WHAT THE TASK REQUIRES >> Print, word for word, every line from the beginning of the listing up to and including the line with "const ref = useRef<HTMLDivElement>(null);". Pictures are to be excluded.

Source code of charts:
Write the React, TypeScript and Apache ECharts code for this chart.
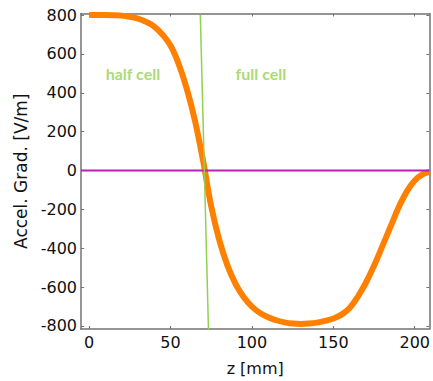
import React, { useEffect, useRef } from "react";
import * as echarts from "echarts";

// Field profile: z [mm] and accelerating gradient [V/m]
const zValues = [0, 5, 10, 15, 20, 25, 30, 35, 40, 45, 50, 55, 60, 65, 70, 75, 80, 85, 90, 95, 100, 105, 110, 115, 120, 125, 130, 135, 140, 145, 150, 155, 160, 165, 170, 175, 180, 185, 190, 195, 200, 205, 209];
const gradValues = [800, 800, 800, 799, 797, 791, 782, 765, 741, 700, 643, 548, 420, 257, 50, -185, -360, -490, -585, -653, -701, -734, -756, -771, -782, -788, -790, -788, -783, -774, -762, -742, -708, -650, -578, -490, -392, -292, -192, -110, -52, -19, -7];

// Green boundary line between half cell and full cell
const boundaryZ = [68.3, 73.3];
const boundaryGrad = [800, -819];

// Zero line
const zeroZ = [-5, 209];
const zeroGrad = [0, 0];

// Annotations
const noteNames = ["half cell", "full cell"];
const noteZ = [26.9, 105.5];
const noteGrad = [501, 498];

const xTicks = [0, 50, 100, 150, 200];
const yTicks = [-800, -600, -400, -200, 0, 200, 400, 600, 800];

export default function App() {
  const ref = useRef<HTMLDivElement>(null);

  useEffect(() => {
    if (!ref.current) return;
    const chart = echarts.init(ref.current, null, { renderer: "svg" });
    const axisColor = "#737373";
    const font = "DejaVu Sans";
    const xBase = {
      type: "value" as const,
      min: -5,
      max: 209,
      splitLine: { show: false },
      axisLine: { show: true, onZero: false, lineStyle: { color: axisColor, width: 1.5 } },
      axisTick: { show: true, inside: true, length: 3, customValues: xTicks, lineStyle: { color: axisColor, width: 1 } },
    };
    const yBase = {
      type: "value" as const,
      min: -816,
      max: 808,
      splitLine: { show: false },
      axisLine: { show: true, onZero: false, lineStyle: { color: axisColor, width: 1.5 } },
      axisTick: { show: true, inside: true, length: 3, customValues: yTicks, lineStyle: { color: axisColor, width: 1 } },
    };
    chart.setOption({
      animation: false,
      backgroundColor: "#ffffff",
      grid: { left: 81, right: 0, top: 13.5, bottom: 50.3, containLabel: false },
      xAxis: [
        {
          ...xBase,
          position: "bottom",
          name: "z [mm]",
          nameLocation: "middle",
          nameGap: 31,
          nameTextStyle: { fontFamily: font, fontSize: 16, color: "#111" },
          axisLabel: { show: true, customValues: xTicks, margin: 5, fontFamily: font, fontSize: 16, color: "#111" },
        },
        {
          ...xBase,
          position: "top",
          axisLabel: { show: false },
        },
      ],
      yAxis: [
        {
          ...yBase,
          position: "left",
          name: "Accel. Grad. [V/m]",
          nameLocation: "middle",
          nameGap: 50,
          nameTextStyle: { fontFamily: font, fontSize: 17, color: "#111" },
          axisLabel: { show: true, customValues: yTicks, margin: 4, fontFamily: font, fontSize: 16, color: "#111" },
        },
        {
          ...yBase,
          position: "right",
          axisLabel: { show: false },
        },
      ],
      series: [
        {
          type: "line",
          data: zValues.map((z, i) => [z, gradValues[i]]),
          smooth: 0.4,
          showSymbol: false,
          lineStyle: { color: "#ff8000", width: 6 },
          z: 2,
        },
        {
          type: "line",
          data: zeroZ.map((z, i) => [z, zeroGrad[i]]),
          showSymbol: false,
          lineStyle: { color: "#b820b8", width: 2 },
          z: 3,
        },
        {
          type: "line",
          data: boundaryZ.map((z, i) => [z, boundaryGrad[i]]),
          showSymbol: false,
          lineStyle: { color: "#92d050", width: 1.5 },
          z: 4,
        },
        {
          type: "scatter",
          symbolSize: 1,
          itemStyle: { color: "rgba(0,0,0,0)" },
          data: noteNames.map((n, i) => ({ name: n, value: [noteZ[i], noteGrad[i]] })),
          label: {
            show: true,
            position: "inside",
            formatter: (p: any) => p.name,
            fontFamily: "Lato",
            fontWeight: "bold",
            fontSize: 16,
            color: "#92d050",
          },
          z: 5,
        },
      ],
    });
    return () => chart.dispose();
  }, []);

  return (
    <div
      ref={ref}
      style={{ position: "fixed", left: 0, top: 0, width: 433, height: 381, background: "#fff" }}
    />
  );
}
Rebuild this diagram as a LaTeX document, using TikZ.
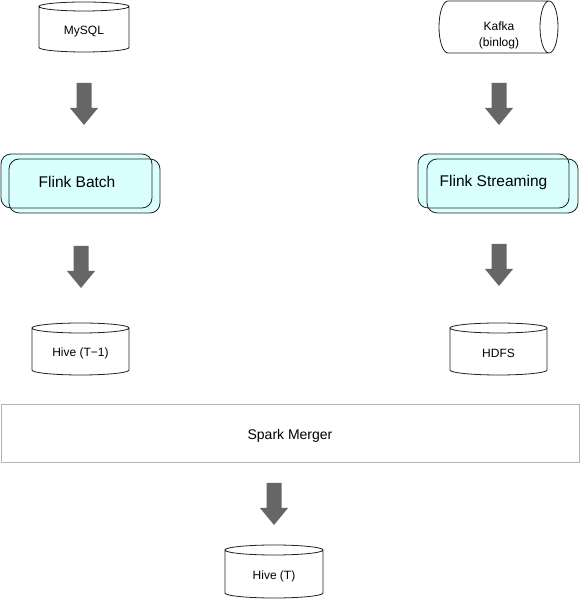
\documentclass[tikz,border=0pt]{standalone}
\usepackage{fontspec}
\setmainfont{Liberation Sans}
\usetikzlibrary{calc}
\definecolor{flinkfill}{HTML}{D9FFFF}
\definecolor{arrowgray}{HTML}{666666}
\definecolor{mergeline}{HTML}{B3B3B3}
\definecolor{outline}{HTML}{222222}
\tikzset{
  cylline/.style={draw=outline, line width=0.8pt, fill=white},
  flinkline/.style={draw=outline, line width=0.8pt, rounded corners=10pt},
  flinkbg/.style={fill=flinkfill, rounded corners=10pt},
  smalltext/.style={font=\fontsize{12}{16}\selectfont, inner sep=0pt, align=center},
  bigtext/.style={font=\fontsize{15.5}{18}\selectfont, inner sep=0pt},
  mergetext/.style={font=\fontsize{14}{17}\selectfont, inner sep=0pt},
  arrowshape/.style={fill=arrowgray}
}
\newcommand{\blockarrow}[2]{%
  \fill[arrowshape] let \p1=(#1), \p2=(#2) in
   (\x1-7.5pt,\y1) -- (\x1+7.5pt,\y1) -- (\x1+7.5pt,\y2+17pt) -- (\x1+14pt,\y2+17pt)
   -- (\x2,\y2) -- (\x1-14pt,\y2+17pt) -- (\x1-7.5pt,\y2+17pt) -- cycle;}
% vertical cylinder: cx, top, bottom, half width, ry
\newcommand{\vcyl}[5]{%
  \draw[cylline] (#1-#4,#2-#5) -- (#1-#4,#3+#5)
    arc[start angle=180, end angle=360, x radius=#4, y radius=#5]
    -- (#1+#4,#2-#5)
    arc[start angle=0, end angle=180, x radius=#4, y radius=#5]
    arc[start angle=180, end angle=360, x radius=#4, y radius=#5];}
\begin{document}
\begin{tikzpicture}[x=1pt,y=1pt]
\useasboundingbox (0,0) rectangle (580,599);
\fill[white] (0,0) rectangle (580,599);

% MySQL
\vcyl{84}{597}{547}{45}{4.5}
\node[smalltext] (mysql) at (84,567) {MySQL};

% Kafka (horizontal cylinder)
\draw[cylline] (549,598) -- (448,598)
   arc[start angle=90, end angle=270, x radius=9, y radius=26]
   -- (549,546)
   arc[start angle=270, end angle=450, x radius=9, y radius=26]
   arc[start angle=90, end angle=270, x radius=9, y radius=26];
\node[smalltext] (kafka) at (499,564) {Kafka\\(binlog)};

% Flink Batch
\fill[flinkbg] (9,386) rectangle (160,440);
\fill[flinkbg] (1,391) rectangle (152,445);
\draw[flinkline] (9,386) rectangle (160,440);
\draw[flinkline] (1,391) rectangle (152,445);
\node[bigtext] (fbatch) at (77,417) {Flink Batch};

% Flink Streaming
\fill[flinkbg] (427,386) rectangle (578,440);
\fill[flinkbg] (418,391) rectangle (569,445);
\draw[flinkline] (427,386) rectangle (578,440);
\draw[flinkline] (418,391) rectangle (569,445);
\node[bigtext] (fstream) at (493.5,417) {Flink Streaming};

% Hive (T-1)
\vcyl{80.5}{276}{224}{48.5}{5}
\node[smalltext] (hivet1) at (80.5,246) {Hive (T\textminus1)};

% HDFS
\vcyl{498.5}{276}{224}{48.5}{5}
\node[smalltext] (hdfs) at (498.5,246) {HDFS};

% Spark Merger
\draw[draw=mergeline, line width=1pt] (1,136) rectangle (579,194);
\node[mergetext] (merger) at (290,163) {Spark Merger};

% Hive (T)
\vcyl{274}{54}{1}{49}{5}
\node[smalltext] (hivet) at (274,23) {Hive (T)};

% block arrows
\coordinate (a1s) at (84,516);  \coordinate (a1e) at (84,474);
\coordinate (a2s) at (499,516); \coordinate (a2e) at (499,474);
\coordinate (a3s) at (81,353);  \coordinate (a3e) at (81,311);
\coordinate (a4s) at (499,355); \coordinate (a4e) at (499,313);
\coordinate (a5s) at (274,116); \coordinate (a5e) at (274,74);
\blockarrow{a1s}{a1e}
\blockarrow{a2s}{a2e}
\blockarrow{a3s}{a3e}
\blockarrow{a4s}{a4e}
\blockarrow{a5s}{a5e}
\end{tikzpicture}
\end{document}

TASK OUTPUT >>
Write the React, TypeScript and Apache ECharts code for this chart.
import React, { useEffect, useRef } from "react";
import * as echarts from "echarts";

// Field profile: z [mm] and accelerating gradient [V/m]
const zValues = [0, 5, 10, 15, 20, 25, 30, 35, 40, 45, 50, 55, 60, 65, 70, 75, 80, 85, 90, 95, 100, 105, 110, 115, 120, 125, 130, 135, 140, 145, 150, 155, 160, 165, 170, 175, 180, 185, 190, 195, 200, 205, 209];
const gradValues = [800, 800, 800, 799, 797, 791, 782, 765, 741, 700, 643, 548, 420, 257, 50, -185, -360, -490, -585, -653, -701, -734, -756, -771, -782, -788, -790, -788, -783, -774, -762, -742, -708, -650, -578, -490, -392, -292, -192, -110, -52, -19, -7];

// Green boundary line between half cell and full cell
const boundaryZ = [68.3, 73.3];
const boundaryGrad = [800, -819];

// Zero line
const zeroZ = [-5, 209];
const zeroGrad = [0, 0];

// Annotations
const noteNames = ["half cell", "full cell"];
const noteZ = [26.9, 105.5];
const noteGrad = [501, 498];

const xTicks = [0, 50, 100, 150, 200];
const yTicks = [-800, -600, -400, -200, 0, 200, 400, 600, 800];

export default function App() {
  const ref = useRef<HTMLDivElement>(null);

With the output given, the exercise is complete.